E siamo a Pinelli, il guastafeste. I suoi speech sono sempre assai complicati, bisogna sforzarsi per capire con chi ce l’ha e cosa vuol dire. Il nostro avvocato parla difficile. Ma stavolta l’attacco al processo mediatizzato è lampante. Ce l’ha con la stampa Pinelli, tant’è che giusto domani ha deciso di tenerla fuori dalla grande cerimonia nel suo palazzo che “archivia” gli storici “marescialli” per onorare Giovanni Bachelet, il giurista cattolico assassinato dalla Brigate rosse alla Sapienza nel 1980. E sarà suo figlio Giovanni a ricordarlo. Non più dunque, per lui, la sala del plenum com’è stato per 40 anni, ma tutto l’edificio.

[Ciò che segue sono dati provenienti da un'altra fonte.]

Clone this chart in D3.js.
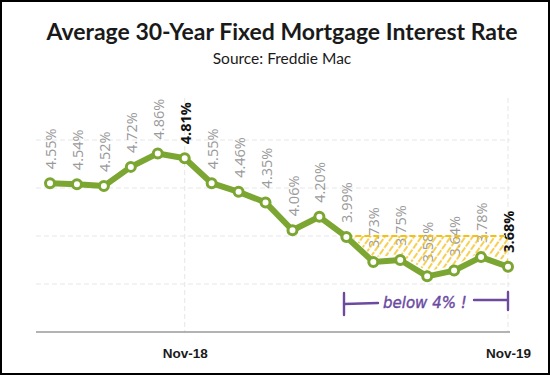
<!DOCTYPE html>
<html>
<head>
<meta charset="utf-8">
<script src="https://cdn.jsdelivr.net/npm/d3@7"></script>
<style>
  body { margin: 0; background: #fff; }
  svg { display: block; }
</style>
</head>
<body>
<script>
// monthly averages, Jun-18 .. Nov-19
const months = ["Jun-18","Jul-18","Aug-18","Sep-18","Oct-18","Nov-18","Dec-18","Jan-19","Feb-19",
                "Mar-19","Apr-19","May-19","Jun-19","Jul-19","Aug-19","Sep-19","Oct-19","Nov-19"];
const rates = [4.55,4.54,4.52,4.72,4.86,4.81,4.55,4.46,4.35,4.06,4.20,3.99,3.73,3.75,3.58,3.64,3.78,3.68];
const tickMonths = ["Nov-18","Nov-19"];
const boldMonths = ["Nov-18","Nov-19"];
const gridValues = [3.5, 4.0, 4.5, 5.0];
const threshold = 4.0;
const belowStart = "May-19";

const width = 550, height = 375;
const green = "#7ba632", yellow = "#f3c018", purple = "#6c4a9f";

const data = months.map((m, i) => ({month: m, rate: rates[i]}));

const svg = d3.select("body").append("svg")
    .attr("width", width)
    .attr("height", height);

// hatch pattern
const defs = svg.append("defs");
defs.append("pattern")
    .attr("id", "hatch")
    .attr("patternUnits", "userSpaceOnUse")
    .attr("width", 6).attr("height", 8)
    .attr("patternTransform", "rotate(35)")
  .append("line")
    .attr("x1", 1).attr("y1", 0).attr("x2", 1).attr("y2", 6)
    .attr("stroke", yellow).attr("stroke-width", 1.5)
    .attr("stroke-linecap", "round");

const x = d3.scalePoint().domain(months).range([50, 508]);
const y = d3.scaleLinear().domain([3.0, 5.5]).range([332, 92]);

// title
svg.append("text")
    .attr("x", 282).attr("y", 40)
    .attr("text-anchor", "middle")
    .style("font-family", "Lato, 'Open Sans', sans-serif")
    .style("font-weight", "bold")
    .style("font-size", "23px")
    .attr("fill", "#1a1a1a")
    .text("Average 30-Year Fixed Mortgage Interest Rate");

svg.append("text")
    .attr("x", 282).attr("y", 64)
    .attr("text-anchor", "middle")
    .style("font-family", "Lato, 'Open Sans', sans-serif")
    .style("font-size", "15.5px")
    .attr("fill", "#1a1a1a")
    .text("Source: Freddie Mac");

// gridlines
svg.append("g").selectAll("line")
  .data(gridValues)
  .join("line")
    .attr("x1", 36).attr("x2", 510)
    .attr("y1", d => y(d)).attr("y2", d => y(d))
    .attr("stroke", "#e6e6e6")
    .attr("stroke-dasharray", "5,3");

svg.append("g").selectAll("line")
  .data(tickMonths)
  .join("line")
    .attr("x1", d => x(d)).attr("x2", d => x(d))
    .attr("y1", 98).attr("y2", y(3.0))
    .attr("stroke", "#e6e6e6")
    .attr("stroke-dasharray", "5,3");

// x axis
const xAxis = d3.axisBottom(x).tickValues(tickMonths).tickSize(0).tickPadding(16);
const gx = svg.append("g").attr("transform", `translate(0,${y(3.0)})`).call(xAxis);
gx.select(".domain").attr("d", "M36,0H510").attr("stroke", "#9a9a9a").attr("stroke-width", 1.5);
gx.selectAll("text")
    .style("font-family", "'Liberation Sans', Arial, sans-serif")
    .style("font-weight", "bold")
    .style("font-size", "13.5px")
    .attr("fill", "#1a1a1a");

// value labels
svg.append("g").selectAll("text")
  .data(data)
  .join("text")
    .attr("transform", d => `translate(${x(d.month) + 1},${y(d.rate) - 14}) rotate(-90)`)
    .attr("dy", "0.35em")
    .style("font-family", "'Open Sans', sans-serif")
    .style("font-size", "14.5px")
    .style("font-weight", d => boldMonths.includes(d.month) ? "bold" : "normal")
    .attr("fill", d => boldMonths.includes(d.month) ? "#111" : "#9a9a9a")
    .text(d => d.rate.toFixed(2) + "%");

// below-4% hatched region
const below = data.slice(months.indexOf(belowStart));
svg.append("path")
    .datum(below)
    .attr("fill", "url(#hatch)")
    .attr("d", d3.area()
      .x(d => x(d.month))
      .y0(y(threshold))
      .y1(d => y(d.rate) - 5));

svg.append("line")
    .attr("x1", x(belowStart)).attr("x2", x(months[months.length - 1]) - 3)
    .attr("y1", y(threshold)).attr("y2", y(threshold))
    .attr("stroke", yellow)
    .attr("stroke-width", 2)
    .attr("stroke-dasharray", "6,3");

// main line
svg.append("path")
    .datum(data)
    .attr("fill", "none")
    .attr("stroke", green)
    .attr("stroke-width", 6)
    .attr("stroke-linejoin", "round")
    .attr("d", d3.line().x(d => x(d.month)).y(d => y(d.rate)));

svg.append("g").selectAll("circle")
  .data(data)
  .join("circle")
    .attr("cx", d => x(d.month))
    .attr("cy", d => y(d.rate))
    .attr("r", 4.5)
    .attr("fill", "#fff")
    .attr("stroke", green)
    .attr("stroke-width", 3);

// hand-drawn note
const note = svg.append("g")
    .attr("stroke", purple)
    .attr("stroke-width", 2.4)
    .attr("stroke-linecap", "round")
    .attr("fill", "none");
note.append("path").attr("d", "M344,293L344,315");
note.append("path").attr("d", "M344,304L378,303");
note.append("path").attr("d", "M474,300L507,300");
note.append("path").attr("d", "M508,292L508,310");

svg.append("text")
    .attr("x", 383).attr("y", 308)
    .style("font-family", "'DejaVu Sans', sans-serif")
    .style("font-style", "italic")
    .style("font-size", "15px")
    .attr("fill", purple)
    .attr("stroke", purple)
    .attr("stroke-width", 0.4)
    .text("below 4% !");

// frame
svg.append("rect")
    .attr("x", 1).attr("y", 1)
    .attr("width", width - 2).attr("height", height - 2)
    .attr("fill", "none")
    .attr("stroke", "#000")
    .attr("stroke-width", 2);
</script>
</body>
</html>
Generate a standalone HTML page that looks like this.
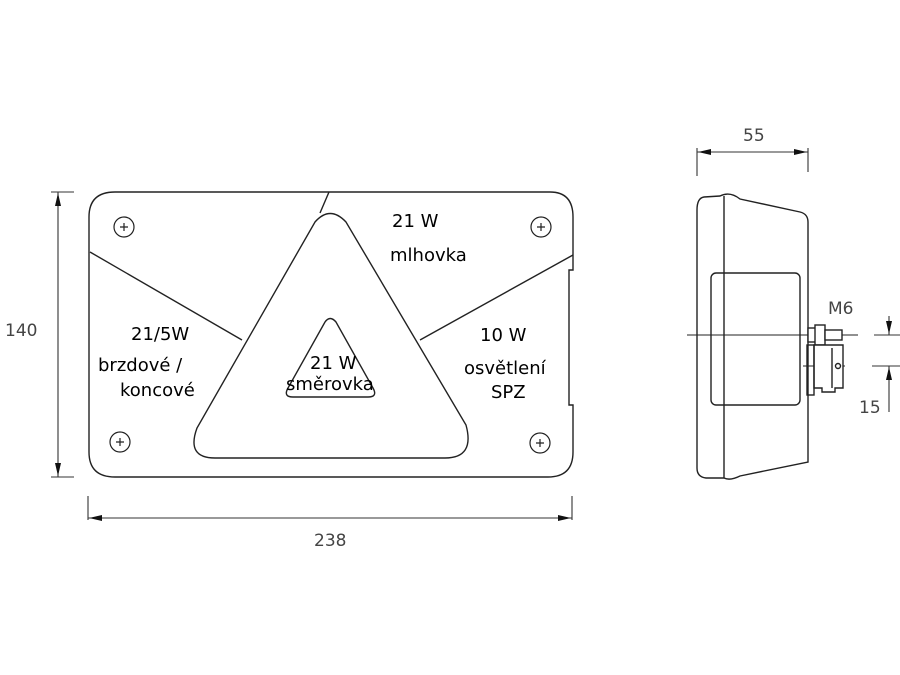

Ma oggi, davanti ai suoi colleghi avvocati, Pinelli tira un fendente ai giornalisti per quel processo che, a suo dire, diventa spettacolo perdendo in giustizia. Parole come pietre. “I guasti della giustizia mediatica, dove si smarrisce il senso autentico del processo come ricerca condivisa della verità per la suprema garanzia dei diritti, dell’onorabilità, della libertà e dove talora persino la vittima - sia detto con il massimo rispetto - è fatalmente portata dalla logica mediatica ad assumere un ‘ruolo’ improprio al pari del giudice sottoposto alle pressioni del pubblico ministero preteso vindice”. Eccoli qua i cattivi, il pm e i cronisti. Interferenze “potenziali e sottili” che addirittura metterebbero alla prova “la capacità di resistere del magistrato”, al punto che la toga stessa rischia di non percepirne subito il disvalore. Sarà per questo, per il nocumento della visibilità mediatica, che in un giorno storico come quello dei “marescialli” che spariscono Pinelli non ha voluto alcun cronista tra i piedi.